Again, as per the appellate judge, “[c]redibility finding is entitled to great defence and should not be disturbed unless the trial judge has made a palpable error”, no error was found.


Whether the learned trial judge erred in holding that Constable Siran was not required to inquire about recent alcohol consumption


As a breath demand is a warrantless search, at trial “the onus was on the Crown to show that, on a balance of probabilities, the seizure was reasonable” and meet the criteria discussed in the Charter section. The appellate judge did not discuss in detail the merits of the search, as the question was more in relation to the procedural steps taken by the constables in conducting the roadside breath sample. Previous cases have shown that mouth alcohol contamination can contaminate an ASD test and that police officers should conduct a drinking history assessment with the accused to ensure they have not had alcohol in the 15 minutes prior to the ASD test. However in this case there was an 18-minute gap between the last possible alcohol consumption and the test and as such a drinking assessment was not necessary. The judge in Farley referred to several cases that used the same principles and in conclusion stated:


[i]n the case at bar, I agree with the trial judge that there was no credible evidence that would indicate that Mr. Farley had consumed alcohol within 15 minutes before the ASD test was administered. Even though Cst. Sriran had his doubts about the truth of the answers Mr. Farley provided at the roadside, Mr. Farley was adamant that he had not been drinking at all. It would be futile to require the officer to continue to ask questions for which he had already received a response.


After the analysis of the facts and the application of the law to the facts by the trial judge, the appellate judge did not commit a ‘palpable and overriding error,’ as such the appeal was dismissed.


Discussion


This paper has demonstrated the application of the Farrah test, which is used by appellate courts in Manitoba to determine if a trial judge erred in finding or not finding a Charter breach had occurred. This step is a four-step test, which does allow deference to the trial judge and their findings. Despite the defence given to the trial judge, this paper takes the stance that the Farrah test is rigorous and provides sufficient guidance to the courts to ensure a fair review of the trial judge’s decisions. The Farrah test ensures that the trial judge:

  • states the correct legal principles;

  • understands how the principles are to be applied;

  • analyzes the evidentiary foundation for which the judge rendered their decision; and

  • analyzes if the judge applied the legal principles correctly to the facts.

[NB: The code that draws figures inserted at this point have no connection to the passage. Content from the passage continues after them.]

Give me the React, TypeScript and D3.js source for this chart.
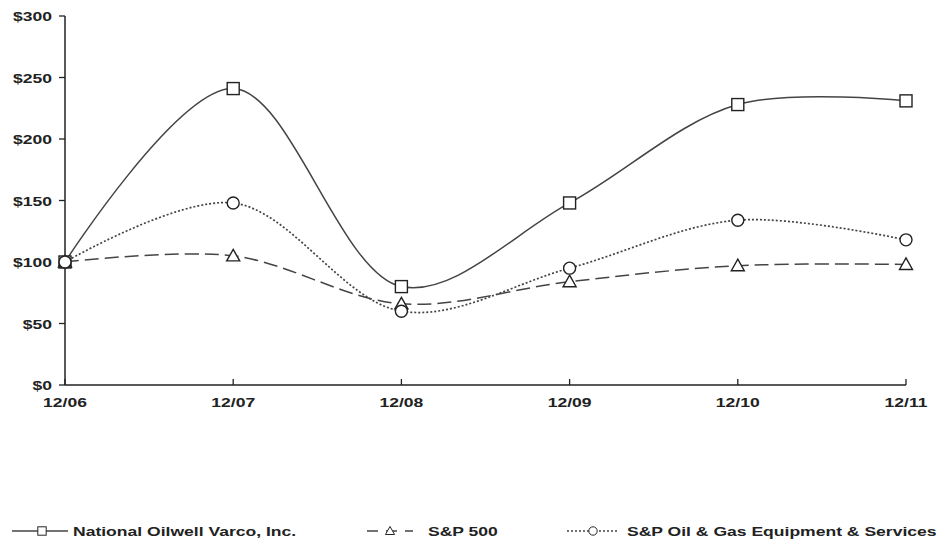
import { useEffect, useRef } from "react";
import * as d3 from "d3";

const periods = ["12/06", "12/07", "12/08", "12/09", "12/10", "12/11"];
const novValues = [100, 241, 80, 148, 228, 231];
const spxValues = [100, 105, 66, 84, 97, 98];
const oilGasValues = [100, 148, 60, 95, 134, 118];
const yTicks = [0, 50, 100, 150, 200, 250, 300];

type Marker = "square" | "triangle" | "circle";

const series: { name: string; values: number[]; dash: string; marker: Marker }[] = [
  { name: "National Oilwell Varco, Inc.", values: novValues, dash: "none", marker: "square" },
  { name: "S&P 500", values: spxValues, dash: "14 6", marker: "triangle" },
  { name: "S&P Oil & Gas Equipment & Services", values: oilGasValues, dash: "2 2", marker: "circle" },
];

const W = 940;
const H = 543;
const FONT = "'Liberation Sans', Arial, sans-serif";
const INK = "#222";
const LINE = "#444";
const SX = 1.3; // reference text is stretched horizontally

function drawMarker(
  g: d3.Selection<SVGGElement, unknown, null, undefined>,
  kind: Marker,
  x: number,
  y: number
) {
  if (kind === "square") {
    g.append("rect")
      .attr("x", x - 6)
      .attr("y", y - 6)
      .attr("width", 12)
      .attr("height", 12)
      .attr("fill", "white")
      .attr("stroke", INK)
      .attr("stroke-width", 1.4);
  } else if (kind === "triangle") {
    g.append("path")
      .attr("d", `M${x},${y - 6.5}L${x + 6.5},${y + 5}L${x - 6.5},${y + 5}Z`)
      .attr("fill", "white")
      .attr("stroke", INK)
      .attr("stroke-width", 1.4);
  } else {
    g.append("circle")
      .attr("cx", x)
      .attr("cy", y)
      .attr("r", 6)
      .attr("fill", "white")
      .attr("stroke", INK)
      .attr("stroke-width", 1.4);
  }
}

function addText(
  g: d3.Selection<SVGGElement, unknown, null, undefined>,
  x: number,
  y: number,
  str: string,
  anchor: string,
  size = 13.5
) {
  g.append("text")
    .attr("transform", `translate(${x},${y}) scale(${SX},1)`)
    .attr("text-anchor", anchor)
    .attr("font-family", FONT)
    .attr("font-weight", "bold")
    .attr("font-size", size)
    .attr("fill", INK)
    .text(str);
}

export default function App() {
  const svgRef = useRef<SVGSVGElement>(null);

  useEffect(() => {
    document.body.style.margin = "0";
    const svg = svgRef.current;
    if (!svg) return;
    const sel = d3.select(svg);
    sel.selectAll("*").remove();
    const root = sel.append("g");

    const x = d3.scalePoint<string>().domain(periods).range([65, 906]);
    const y = d3.scaleLinear().domain([0, 300]).range([385, 16]);

    // y axis
    root.append("line")
      .attr("x1", 65).attr("x2", 65)
      .attr("y1", y(300)).attr("y2", y(0))
      .attr("stroke", INK).attr("stroke-width", 1.5);
    yTicks.forEach((t) => {
      root.append("line")
        .attr("x1", 59).attr("x2", 65)
        .attr("y1", y(t)).attr("y2", y(t))
        .attr("stroke", INK).attr("stroke-width", 1.3);
      addText(root, 52, y(t) + 5, `$${t}`, "end");
    });

    // x axis
    root.append("line")
      .attr("x1", 65).attr("x2", 906)
      .attr("y1", y(0)).attr("y2", y(0))
      .attr("stroke", INK).attr("stroke-width", 1.5);
    periods.forEach((p) => {
      const px = x(p) ?? 0;
      root.append("line")
        .attr("x1", px).attr("x2", px)
        .attr("y1", y(0)).attr("y2", y(0) - 6)
        .attr("stroke", INK).attr("stroke-width", 1.3);
      addText(root, px, 407, p, "middle");
    });

    const line = d3
      .line<number>()
      .x((_, i) => x(periods[i]) ?? 0)
      .y((d) => y(d))
      .curve(d3.curveCatmullRom.alpha(0.5));

    // draw lines then markers
    series.forEach((s) => {
      root.append("path")
        .attr("d", line(s.values) ?? "")
        .attr("fill", "none")
        .attr("stroke", LINE)
        .attr("stroke-width", s.marker === "circle" ? 1.7 : 1.5)
        .attr("stroke-dasharray", s.dash);
    });
    series.forEach((s) => {
      s.values.forEach((v, i) => drawMarker(root, s.marker, x(periods[i]) ?? 0, y(v)));
    });

    // legend
    const legendY = 531;
    const legendItems = [
      { x1: 12, x2: 68, mx: 42, tx: 73 },
      { x1: 367, x2: 413, mx: 390, tx: 428 },
      { x1: 567, x2: 619, mx: 593, tx: 627 },
    ];
    series.forEach((s, i) => {
      const it = legendItems[i];
      const lg = root.append("g");
      lg.append("line")
        .attr("x1", it.x1).attr("x2", it.x2)
        .attr("y1", legendY).attr("y2", legendY)
        .attr("stroke", LINE)
        .attr("stroke-width", 1.4)
        .attr("stroke-dasharray", s.marker === "triangle" ? "11 8" : s.dash);
      const mg = lg.append("g")
        .attr("transform", `translate(${it.mx},${legendY}) scale(0.7)`);
      drawMarker(mg, s.marker, 0, 0);
      addText(lg, it.tx, legendY + 5, s.name, "start");
    });
  }, []);

  return <svg ref={svgRef} width={W} height={H} style={{ display: "block", background: "white" }} />;
}
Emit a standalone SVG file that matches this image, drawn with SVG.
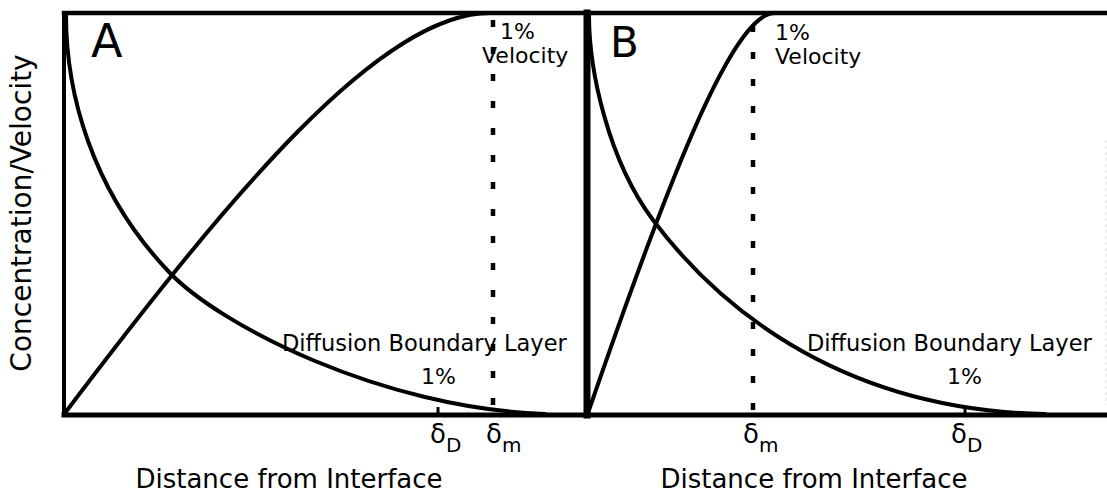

Although the judge does not go into detail about their application of the test, it is the one utilized to arrive at their conclusion. This test provides appellate courts significant depth in analyzing a trial judge’s decision and allows for an accurate and thorough analysis to ensure there was no error. The Farrah test is an important legal test, as it allows appellants to be certain that the courts take the review of trial judge’s decisions relating to Charter breaches seriously and ensures that the rights of Canadians as entrenched in the Charter are respected and no potential breaches are missed.